### Collected data
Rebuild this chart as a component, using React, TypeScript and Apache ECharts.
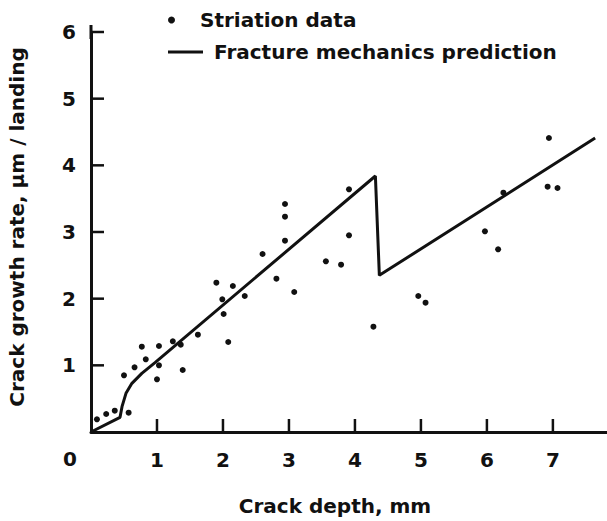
import React, { useEffect, useRef } from "react";
import * as echarts from "echarts";

// Striation data (crack depth mm, growth rate µm/landing)
const striationDepth = [0.09, 0.23, 0.36, 0.57, 0.5, 0.66, 0.77, 0.83, 1.03, 1.03, 1.0, 1.24, 1.36, 1.39, 1.62, 1.9, 2.15, 1.99, 2.01, 2.33, 2.08, 2.81, 3.08, 2.94, 2.94, 2.94, 2.6, 3.91, 3.91, 3.56, 3.79, 4.28, 4.96, 5.07, 5.97, 6.17, 6.25, 6.94, 6.92, 7.07];
const striationRate = [0.19, 0.27, 0.32, 0.29, 0.85, 0.97, 1.28, 1.09, 1.29, 1.0, 0.79, 1.36, 1.31, 0.93, 1.46, 2.24, 2.19, 1.99, 1.77, 2.04, 1.35, 2.3, 2.1, 3.42, 3.23, 2.87, 2.67, 3.64, 2.95, 2.56, 2.51, 1.58, 2.04, 1.94, 3.01, 2.74, 3.59, 4.41, 3.68, 3.66];

// Fracture mechanics prediction
const predictionDepth = [0, 0.44, 0.47, 0.53, 0.62, 0.77, 0.97, 4.31, 4.37, 7.64];
const predictionRate = [0, 0.22, 0.38, 0.58, 0.73, 0.88, 1.04, 3.84, 2.35, 4.41];

// Tick positions
const xTicks = [1, 2, 3, 4, 5, 6, 7];
const yTicks = [1, 2, 3, 4, 5, 6];

const FONT = "DejaVu Sans";
const INK = "#111";
const TICK_LEN = 13;

export default function App() {
  const ref = useRef<HTMLDivElement>(null);
  useEffect(() => {
    if (!ref.current) return;
    const chart = echarts.init(ref.current, null, { renderer: "svg" });
    const textBase = { fontFamily: FONT, fontSize: 20, fontWeight: "bold" as const, color: INK };
    const zeroLabel = {
      type: "text",
      left: 63,
      top: 449,
      style: { text: "0", font: `bold 20px "${FONT}"`, fill: INK },
    };
    chart.setOption({
      animation: false,
      backgroundColor: "#fff",
      textStyle: { fontFamily: FONT },
      grid: { left: 91, right: 0, top: 32, bottom: 89, outerBoundsMode: "none", containLabel: false },
      legend: [
        {
          data: [{ name: "Striation data", icon: "circle" }],
          left: 163,
          top: 5,
          itemWidth: 35,
          itemHeight: 7,
          textStyle: { ...textBase, padding: [0, 0, 0, 6] },
          selectedMode: false,
        },
        {
          data: [{ name: "Fracture mechanics prediction", icon: "rect" }],
          left: 163,
          top: 37,
          itemWidth: 35,
          itemHeight: 3,
          textStyle: { ...textBase, padding: [0, 0, 0, 6] },
          selectedMode: false,
        },
      ],
      xAxis: {
        type: "value",
        min: 0,
        max: 7.82,
        interval: 1,
        name: "Crack depth, mm",
        nameLocation: "middle",
        nameGap: 64,
        nameMoveOverlap: false,
        nameTextStyle: { ...textBase, padding: [0, 28, 0, 0] },
        axisLine: { show: true, onZero: false, lineStyle: { color: INK, width: 3 } },
        axisTick: { show: false },
        axisLabel: { ...textBase, margin: 18, showMinLabel: false, showMaxLabel: false },
        splitLine: { show: false },
      },
      yAxis: {
        type: "value",
        min: 0,
        max: 6,
        interval: 1,
        name: "Crack growth rate, μm / landing",
        nameLocation: "middle",
        nameGap: 64,
        nameMoveOverlap: false,
        nameTextStyle: { ...textBase, padding: [0, 0, 0, 10] },
        axisLine: {
          show: true,
          onZero: false,
          symbol: ["none", "rect"],
          symbolSize: [3, 14],
          lineStyle: { color: INK, width: 3 },
        },
        axisTick: { show: false },
        axisLabel: { ...textBase, margin: 15, showMinLabel: false },
        splitLine: { show: false },
      },
      graphic: [zeroLabel],
      series: [
        {
          name: "Striation data",
          type: "scatter",
          symbol: "circle",
          symbolSize: 6,
          clip: false,
          itemStyle: { color: INK, opacity: 1 },
          data: striationDepth.map((x, i) => [x, striationRate[i]]),
        },
        {
          name: "Fracture mechanics prediction",
          type: "line",
          symbol: "none",
          clip: false,
          lineStyle: { color: INK, width: 3 },
          itemStyle: { color: INK },
          data: predictionDepth.map((x, i) => [x, predictionRate[i]]),
        },
      ],
    });

    // Inward tick marks, positioned through the chart's own scales
    const tickLines: any[] = [];
    xTicks.forEach((v) => {
      const p = chart.convertToPixel({ gridIndex: 0 }, [v, 0]) as number[];
      if (p) {
        tickLines.push({
          type: "line",
          z: 100,
          silent: true,
          shape: { x1: p[0], y1: p[1], x2: p[0], y2: p[1] - TICK_LEN },
          style: { stroke: INK, lineWidth: 2.5 },
        });
      }
    });
    yTicks.forEach((v) => {
      const p = chart.convertToPixel({ gridIndex: 0 }, [0, v]) as number[];
      if (p) {
        tickLines.push({
          type: "line",
          z: 100,
          silent: true,
          shape: { x1: p[0], y1: p[1], x2: p[0] + TICK_LEN, y2: p[1] },
          style: { stroke: INK, lineWidth: 2.5 },
        });
      }
    });
    chart.setOption({ graphic: [zeroLabel, ...tickLines] }, { replaceMerge: ["graphic"] });

    return () => chart.dispose();
  }, []);
  return (
    <div
      ref={ref}
      style={{ position: "fixed", left: 0, top: 0, width: 607, height: 521 }}
    />
  );
}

### The problem
In the listing, find every line containing the word "React" and list it.

### Full solution
Rebuild this chart as a component, using React, TypeScript and Apache ECharts.
import React, { useEffect, useRef } from "react";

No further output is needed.